Hello, I routinely train scVI models with up to 30 batches without a hitch. In my case I’m integrating all publicly available C. elegans data, which will continue to grow and is likely to reach hundreds of batches within the next year.

I’d like to continue integrating all datasets as they come out, but I know that each additional batch is another neural network, so I’m not sure how the memory scaling works as I increase the number of batches with the current model.

Romain suggested a really interesting solution, which is to make a hierarchical model that in addition to cell embeddings, also learns a batch embedding, instead of one-hot encoding the batches as is currently done.

In addition to being a cool concept, that would allow unlimited batch integration. Imagine integrating all human or mouse data in a single model! That would make it really easy to let people make comparisons between arbitrary groups of cells from ANY experiment! Such a “mega model” could then be updated on a regular basis as new data becomes available, the same way that genome releases are regularly made :exploding_head:

-Eduardo

PS: First post (:

I think this concept about a hierarchical model that Romain suggested extremely exciting!
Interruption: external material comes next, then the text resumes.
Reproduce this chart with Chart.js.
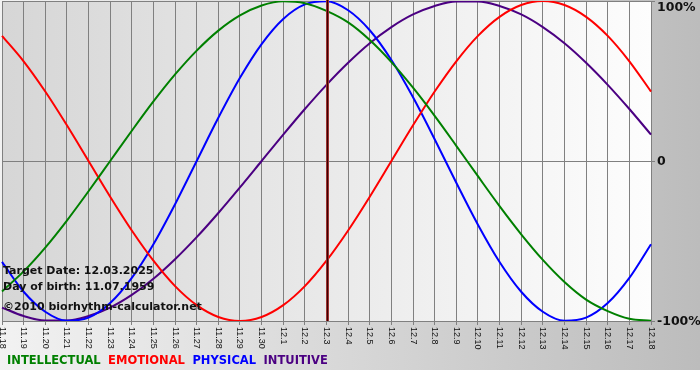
<!DOCTYPE html>
<html>
<head>
<meta charset="utf-8">
<script src="https://cdn.jsdelivr.net/npm/chart.js@4.4.1/dist/chart.umd.min.js"></script>
<style>
  html, body { margin: 0; padding: 0; background: #ffffff; }
  #wrap { width: 700px; height: 380px; position: relative; }
</style>
</head>
<body>
<div id="wrap"><canvas id="c" width="700" height="380"></canvas></div>
<script>
const days = ['11.18','11.19','11.20','11.21','11.22','11.23','11.24','11.25','11.26','11.27','11.28','11.29','11.30',
  '12.1','12.2','12.3','12.4','12.5','12.6','12.7','12.8','12.9','12.10','12.11','12.12','12.13','12.14','12.15','12.16','12.17','12.18'];

const intellectual = [-0.815,-0.690,-0.541,-0.372,-0.189,0.000,0.189,0.372,0.541,0.690,0.815,0.910,0.972,0.998,0.986,0.938,
  0.866,0.756,0.618,0.458,0.282,0.095,-0.095,-0.282,-0.458,-0.618,-0.756,-0.866,-0.938,-0.986,-0.998];
const emotional = [0.782,0.623,0.434,0.223,0.000,-0.223,-0.434,-0.623,-0.782,-0.901,-0.975,-1.000,-0.975,-0.901,-0.782,-0.623,
  -0.434,-0.223,0.000,0.223,0.434,0.623,0.782,0.901,0.975,1.000,0.975,0.901,0.782,0.623,0.434];
const physical = [-0.631,-0.817,-0.942,-0.998,-0.979,-0.888,-0.731,-0.520,-0.270,0.000,0.270,0.520,0.731,0.888,0.979,0.998,
  0.942,0.817,0.631,0.398,0.136,-0.136,-0.398,-0.631,-0.817,-0.942,-0.998,-0.979,-0.888,-0.731,-0.520];
const intuitive = [-0.916,-0.969,-0.997,-0.997,-0.969,-0.916,-0.837,-0.736,-0.614,-0.476,-0.325,-0.165,0.000,0.165,0.325,0.476,
  0.614,0.736,0.837,0.916,0.969,0.997,0.997,0.969,0.916,0.837,0.736,0.614,0.476,0.325,0.165];

const targetDay = '12.3';
const yTickValues = [1, 0, -1];
const yTickLabels = ['100%', '0', '-100%'];
const infoLines = ['Target Date: 12.03.2025', 'Day of birth: 11.07.1959', '\u00A92010 biorhythm-calculator.net'];
const seriesNames = ['INTELLECTUAL', 'EMOTIONAL', 'PHYSICAL', 'INTUITIVE'];
const seriesColors = ['#008000', '#ff0000', '#0000ff', '#4b0082'];

const bgPlugin = {
  id: 'bg',
  beforeDraw(chart) {
    const ctx = chart.ctx, a = chart.chartArea;
    ctx.save();
    ctx.fillStyle = '#ffffff';
    ctx.fillRect(0, 0, chart.width, chart.height);
    const g = ctx.createLinearGradient(0, 0, chart.width, 0);
    g.addColorStop(0, '#f2f2f2');
    g.addColorStop(1, '#bcbcbc');
    ctx.fillStyle = g;
    ctx.fillRect(0, 0, chart.width, 370);
    const g2 = ctx.createLinearGradient(a.left, 0, a.right, 0);
    g2.addColorStop(0, '#d6d6d6');
    g2.addColorStop(1, '#fdfdfd');
    ctx.fillStyle = g2;
    ctx.fillRect(a.left, a.top, a.right - a.left, a.bottom - a.top);
    ctx.restore();
  }
};

const overlayPlugin = {
  id: 'overlay',
  afterDatasetsDraw(chart) {
    const ctx = chart.ctx, a = chart.chartArea;
    const xs = chart.scales.x, ys = chart.scales.y;
    ctx.save();
    // target date line
    const tx = Math.round(xs.getPixelForValue(days.indexOf(targetDay))) + 0.5;
    ctx.strokeStyle = '#9a3030';
    ctx.lineWidth = 3;
    ctx.beginPath(); ctx.moveTo(tx, 0); ctx.lineTo(tx, a.bottom); ctx.stroke();
    ctx.strokeStyle = '#3c0000';
    ctx.lineWidth = 1;
    ctx.beginPath(); ctx.moveTo(tx, 0); ctx.lineTo(tx, a.bottom); ctx.stroke();

    // info text
    ctx.fillStyle = '#111111';
    ctx.font = 'bold 11px "DejaVu Sans"';
    ctx.textAlign = 'left';
    ctx.textBaseline = 'middle';
    ctx.fillText(infoLines[0], 3, 271);
    ctx.fillText(infoLines[1], 3, 287);
    ctx.fillText(infoLines[2], 3, 307);

    // x tick labels, rotated clockwise
    ctx.font = '9px "Liberation Sans"';
    ctx.fillStyle = '#111111';
    days.forEach((d, i) => {
      const x = xs.getPixelForValue(i);
      ctx.save();
      ctx.translate(x, a.bottom + 6);
      ctx.rotate(Math.PI / 2);
      ctx.textAlign = 'left';
      ctx.textBaseline = 'middle';
      ctx.fillText(d, 0, 0);
      ctx.restore();
    });

    // y tick labels
    ctx.font = 'bold 12.5px "DejaVu Sans"';
    ctx.fillStyle = '#111111';
    yTickValues.forEach((v, i) => {
      let y = ys.getPixelForValue(v);
      if (y < 7) y = 7;
      ctx.fillText(yTickLabels[i], a.right + 6, y + 1);
    });

    // legend
    ctx.font = 'bold 11.5px "DejaVu Sans"';
    let lx = 7;
    seriesNames.forEach((n, i) => {
      ctx.fillStyle = seriesColors[i];
      ctx.fillText(n, lx, 361);
      lx += ctx.measureText(n).width + 7.5;
    });
    ctx.restore();
  }
};

function ds(label, data, color) {
  return {
    label, data,
    borderColor: color,
    backgroundColor: color,
    borderWidth: 2,
    pointRadius: 0,
    cubicInterpolationMode: 'monotone',
    fill: false
  };
}

new Chart(document.getElementById('c'), {
  type: 'line',
  data: {
    labels: days,
    datasets: [
      ds(seriesNames[0], intellectual, seriesColors[0]),
      ds(seriesNames[1], emotional, seriesColors[1]),
      ds(seriesNames[2], physical, seriesColors[2]),
      ds(seriesNames[3], intuitive, seriesColors[3])
    ]
  },
  options: {
    responsive: false,
    animation: false,
    layout: { padding: { left: 2, top: 1, right: 0, bottom: 0 } },
    plugins: { legend: { display: false }, tooltip: { enabled: false } },
    scales: {
      x: {
        type: 'category',
        offset: false,
        grid: { color: '#808080', lineWidth: 1, tickLength: 4, drawTicks: true },
        border: { display: false },
        ticks: { display: false, autoSkip: false },
        afterFit(s) { s.height = 59; }
      },
      y: {
        position: 'right',
        min: -1, max: 1,
        ticks: { display: false, stepSize: 1 },
        grid: { color: '#808080', lineWidth: 1, tickLength: 4 },
        border: { display: false },
        afterFit(s) { s.width = 49; }
      }
    }
  },
  plugins: [bgPlugin, overlayPlugin]
});
</script>
</body>
</html>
It would be very interesting to explore these idea on the Human Cell Landscape dataset: https://www.nature.com/articles/s41586-020-2157-4

This dataset consists of ~600,000 cells from 104 batches representing a large number of cell types from a large number of human organs.

You can see an exploratory analysis of this data that I did with scVI here: https://gist.github.com/vals/7232c1ec808cd67eb67fe3cc99c87e18

I’m hosting an optimized copy of the data here in case you want to experiment with it (converting the published data to a sparse matrix took about 8 hours): https://storage.googleapis.com/h5ad/10.1038-s41586-020-2157-4/HCL_combined.h5ad

For the record @romain_lopez: Ren et al just published a dataset with 1.4M (primarily blood) cells and 196 covid patients. I got the data in a 26GB .h5ad file I can share a S3 link for if interested:

https://doi.org/10.1016/j.cell.2021.01.053